The No-No List for Parents

Parents tell me their teens won’t talk to them, but teens tell me their parents don’t listen to them. There’s a desire on both sides to communicate, so where’s the breakdown? While it can be frustrating to hear “Fine,” “I dunno,” and “Whatever,” it’s not all the teenagers’ fault.  Here are ten mistakes parents make when trying to hold a conversation with their kids.

  1. Interrupting. Cutting them off before the end of their story.  Or predicting how the story will end and finishing their sentences.  Even worse – interrupting an emotional story with questions about chores or homework.
  2. Downplaying feelings. Saying something like, “You think that’s a big deal?  You should try living my life!” when middle schoolers are excited about something or really angry at someone.
  3. Yelling.  Considered “going off” by middle schoolers, it usually causes them to just stop communicating.  Note:  to a middle schooler, “yelling” has less to do with volume and more to do with attitude and tone of voice at the time of delivery.
  4. Using “Always” and “Never.” Pointing out faults with language about how he always forgets to be responsible or how she never treats you with respect.  As with most adults, the moment “always” or “never” are inserted into a discussion, the listener gets defensive and starts looking for ways to justify the behavior.
  5. Criticizing. Complaining frequently about such things as clothes, hair length or style, and friends.  Expressing disappointment in behavior, attitude, grades, etc.
  6. Using half an ear. Saying “Uh-huh” and “Mm-hmm” to make it sound like they’re listening even though they’re not.   Not making eye contact while the middle schooler is speaking (after all, how many adults will allow their kids to get away with that?)
  7. Belittling in front of others. Telling friends and family members about their children’s faults and past mistakes when they’re standing right there.  Or describing a situation that really embarrasses them, and then expect them to laugh along.
  8. Being judgmental.  Asking “What were you thinking?” or “Why are you so. . .?” or pointing out how immature they’re being.  Assuming it was their middle schooler’s fault before getting all of the facts straight. Or continuing to blame the middle schooler even if it wasn’t his fault – “You must’ve done something to make him act that way toward you.”
  9. Solving their problems. Making them feel inferior by telling them what they should do.  Interfering with the growth in self-confidence that comes with persevering through a problem on one’s own.
  10. Being sarcastic. Using a tone of voice that sounds serious, but using words that are confusing so that their meaning is unclear: “Sure—buy anything you want. I’ve got plenty of money.”  “Really?”  “No—I’m kidding.” Saying words designed to belittle a middle schooler in front of others.

If you recognized yourself in this list, don’t despair. Pick one or two and make a change.  Remember that your teens want the same things you do:  to be listened to, to be taken seriously, and to be understood.

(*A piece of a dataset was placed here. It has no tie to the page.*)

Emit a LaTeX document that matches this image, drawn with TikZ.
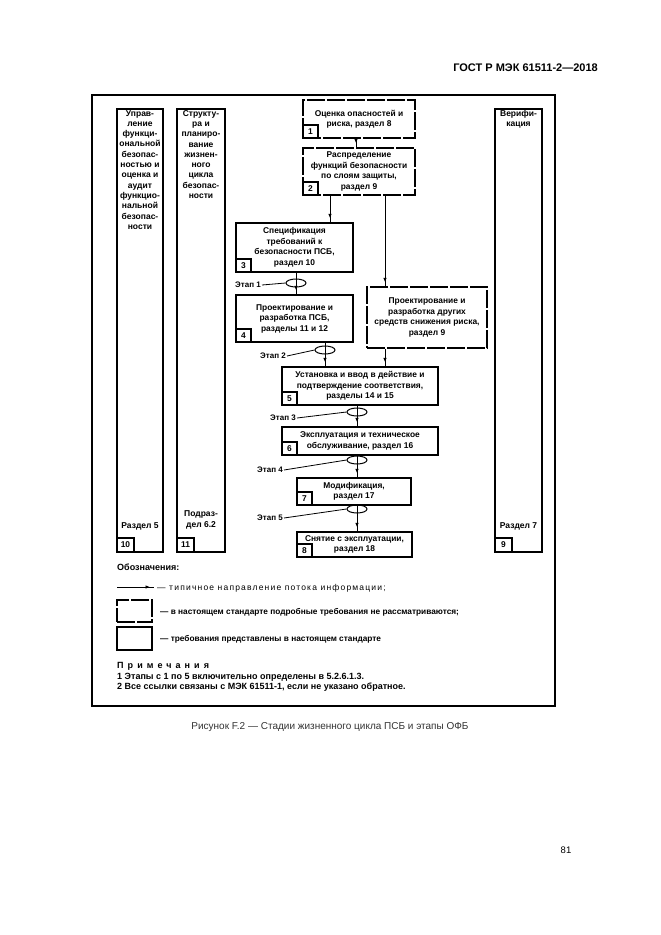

Maybe they’ll even return the favor!

Sue Acuña is a middle school teacher at Concordia Christian Academy in Tacoma, Washington. Visit her classroom and you’ll find a room filled with lamps, carpets, comfortable chairs–and some pretty chill middle schoolers.

Five Etiquette Rules for Teens

 

On Grandparents’ Day at school, I expect my students to greet their guests at the door, lead them to their seats, offer them refreshments, and serve them.  They don’t do this naturally; their inclination is to stay seated, let their guests come to them, and get treats for themselves only. Yet every one of them will rise to my expectations because we’ve discussed proper manners beforehand.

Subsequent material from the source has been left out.